It used to be the case that lawyers practiced either as solo practitioners or in partnership. Over the years the organizational forms for lawyers have changed dramatically for tax, liability, and economic reasons. Lawyers now have the option to choose the type of organization that minimizes tax liability while maximizing tax benefits and that reduces at least to some extent liability arising from the practice of law. While these developments have taken place, lawyers have often continued to use the old terminology of partnership (although it is not uncommon to see references to shareholders in professional corporations and members of limited liability companies or partnership). For economic reasons many firms now create status classifications in their organizations, the most common of which are “equity partners” and “income partners.”
Traditionally, partners in a firm were coowners. See the Uniform Partnership Act (1914), section 6(1), which stated: “(1) A partnership is an association of two or more persons to carry on as co-owners a business for profit.” (emphasis added). Is it ethically permissible for a lawyer who is not an owner of an entity that provides legal services to hold himself out as a “partner”? The North Carolina Bar said yes in a recent ethics Opinion, 2015-9 (Holding out Non-Equity Firm Lawyers as “Partners”). The committee advised that a lawyer could hold himself out as partner even if the lawyer was not an owner in the firm:
[W]ithin the legal profession, the designation is often used without regard to the legal definition. For example, shareholders in a professional corporation for the practice of law are frequently referred to as “partners.” Like lawyers themselves, laymen generally equate the designation with the achievement by a lawyer of a certain level of experience, status, or authority within a law firm. (emphasis added).
The committee went on to advise that a description of a lawyer as a partner could not be a sham. Rule 7.1 requires that any communications about the lawyer’s services must not be false or misleading. To satisfy this requirement the lawyer must be promoted to the position by formal action or vote of the firm’s management or in accordance with its governing documents. In addition, “to prevent the public from being misled as to the lawyer’s achievements, the promotion must be based upon criteria that indicates that the lawyer is worthy of the promotion.” The committee went on to list various criteria that a firm might use, although the exact criteria were up to the firm.
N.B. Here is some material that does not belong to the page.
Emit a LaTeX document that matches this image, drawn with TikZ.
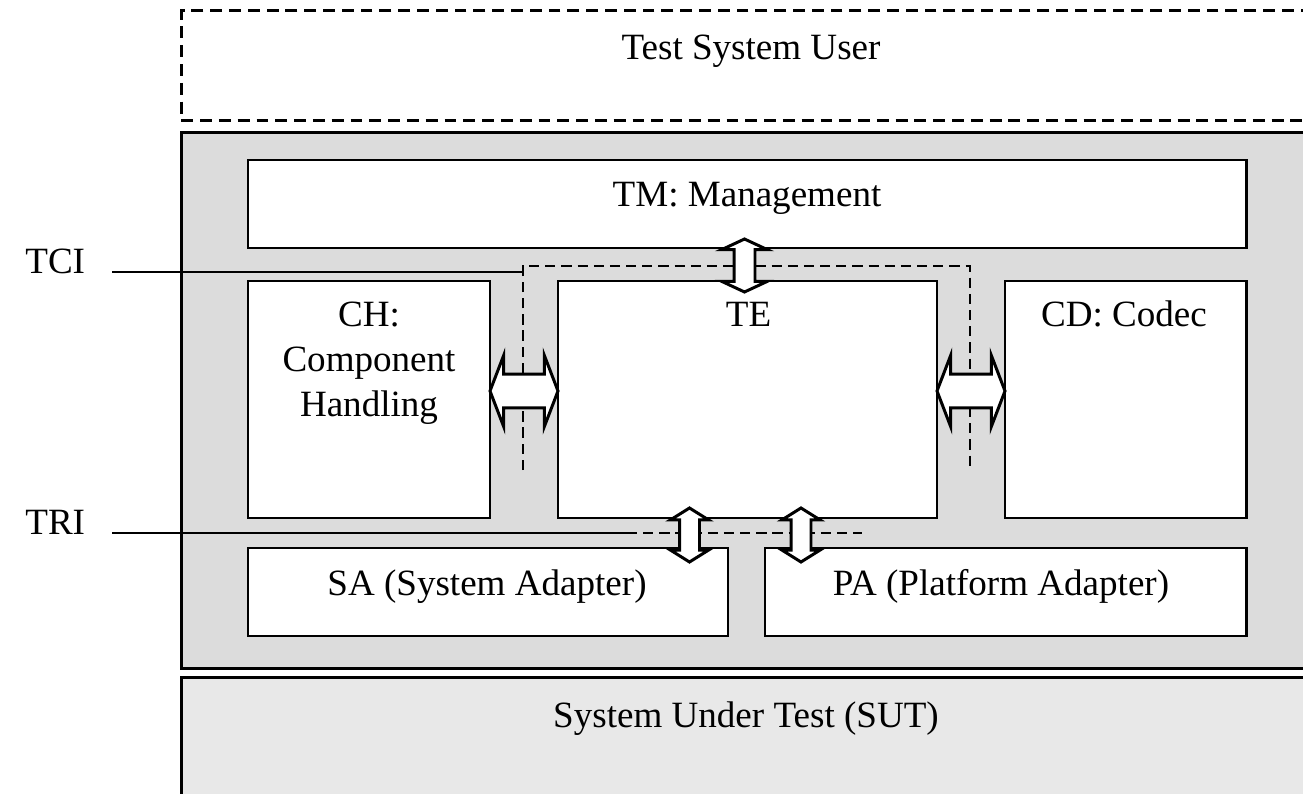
\documentclass[tikz,border=0pt]{standalone}
\usepackage{fontspec}
\setmainfont{Liberation Serif}
\usetikzlibrary{shapes.arrows, positioning}
\definecolor{panelgray}{RGB}{220,220,220}
\definecolor{sutgray}{RGB}{232,232,232}
\newcommand{\pxl}{0.02cm}

\begin{document}
\begin{tikzpicture}[x=0.02cm, y=-0.02cm,
    frame/.style={rectangle, draw, line width=1.5pt, anchor=north west, inner sep=0pt, minimum width=1150*\pxl},
    box/.style={rectangle, draw, fill=white, line width=1.7pt, inner sep=0pt},
    lbl/.style={anchor=base, inner sep=0pt, font=\fontsize{21.1}{25.6}\selectfont},
    wire/.style={line width=1.2pt},
    iface/.style={line width=1.5pt, dash pattern=on 5.8pt off 3.4pt},
    dblarrow/.style={shape=double arrow, draw, fill=white, line width=1.7pt, inner xsep=0pt}]

    \useasboundingbox (0,0) rectangle (1303,794);
    \clip (0,0) rectangle (1303,794);

    % outer frames
    \node[frame, dash pattern=on 6.8pt off 3.9pt, minimum height=109.5*\pxl] (user) at (180,9.5) {};
    \node[frame, fill=panelgray, minimum height=536*\pxl] (tsys) at (180,131) {};
    \node[frame, fill=sutgray, minimum height=200*\pxl] (sut) at (180,676) {};

    % entities
    \node[box, minimum width=998*\pxl, minimum height=88*\pxl] (tm) at (747,204) {};
    \node[box, minimum width=242*\pxl, minimum height=237*\pxl] (ch) at (369,399.5) {};
    \node[box, minimum width=379*\pxl, minimum height=237*\pxl] (te) at (747.5,399.5) {};
    \node[box, minimum width=241*\pxl, minimum height=237*\pxl] (cd) at (1125.5,399.5) {};
    \node[box, minimum width=480*\pxl, minimum height=88*\pxl] (sa) at (488,592) {};
    \node[box, minimum width=481*\pxl, minimum height=88*\pxl] (pa) at (1005.5,592) {};

    % interfaces
    \node[lbl, anchor=base west] (tci) at (25,274) {TCI};
    \node[lbl, anchor=base west] (tri) at (25,534) {TRI};
    \coordinate (tciA) at (112,272);
    \coordinate (tciB) at (523,272);
    \coordinate (tciC) at (523,470);
    \coordinate (tciR) at (970,266);
    \coordinate (tciD) at (970,470);
    \coordinate (triA) at (112,533);
    \coordinate (triB) at (627,533);
    \coordinate (triC) at (862,533);

    \draw[wire] (tciA) -- (tciB);
    \draw[iface] (tciC) |- (tciR) -- (tciD);
    \draw[wire] (triA) -- (triB);
    \draw[iface] (triB) -- (triC);

    % exchange arrows
    \node[dblarrow, minimum height=38.7pt, inner ysep=8.82pt, double arrow head extend=10.53pt, double arrow tip angle=138] (chte) at (524,391) {};
    \node[dblarrow, minimum height=38.7pt, inner ysep=8.82pt, double arrow head extend=10.53pt, double arrow tip angle=138] (tecd) at (971,391) {};
    \node[dblarrow, rotate=90, minimum height=30.16pt, inner ysep=5.12pt, double arrow head extend=7.11pt, double arrow tip angle=130] (tmte) at (744.5,265.5) {};
    \node[dblarrow, rotate=90, minimum height=30.73pt, inner ysep=4.84pt, double arrow head extend=5.12pt, double arrow tip angle=116] (tesa) at (689.5,535) {};
    \node[dblarrow, rotate=90, minimum height=30.73pt, inner ysep=4.84pt, double arrow head extend=5.12pt, double arrow tip angle=116] (tepa) at (801,535) {};

    % texts
    \node[lbl] (usertext) at (751,60) {Test System User};
    \node[lbl] (tmtext) at (747,206.7) {TM: Management};
    \node[lbl, anchor=north, align=center] (chtext) at (369,302.1) {CH:\\Component\\Handling};
    \node[lbl] (tetext) at (748.5,326.7) {TE};
    \node[lbl] (cdtext) at (1124,326.7) {CD: Codec};
    \node[lbl] (satext) at (487,595) {SA (System Adapter)};
    \node[lbl] (patext) at (1001,595) {PA (Platform Adapter)};
    \node[lbl] (suttext) at (746,727) {System Under Test (SUT)};
\end{tikzpicture}
\end{document}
The opinion does not discuss other ethical obligations of non-equity partners except to point out that they are required to comply with supervisory obligations of partners under Rule 5.1.
While the committee approved the use of the term “partner” for non-equity income partners (and indeed for other classifications of partner), the opinion is of course only applicable in North Carolina. A prudent firm and income partner in order to avoid a claim of misrepresentation will a complete designation. In addition, the opinion does not discuss the legal obligations of income partner; these issues are a matter of the substantive law governing the type of organization in which the lawyer practices as a “partner.”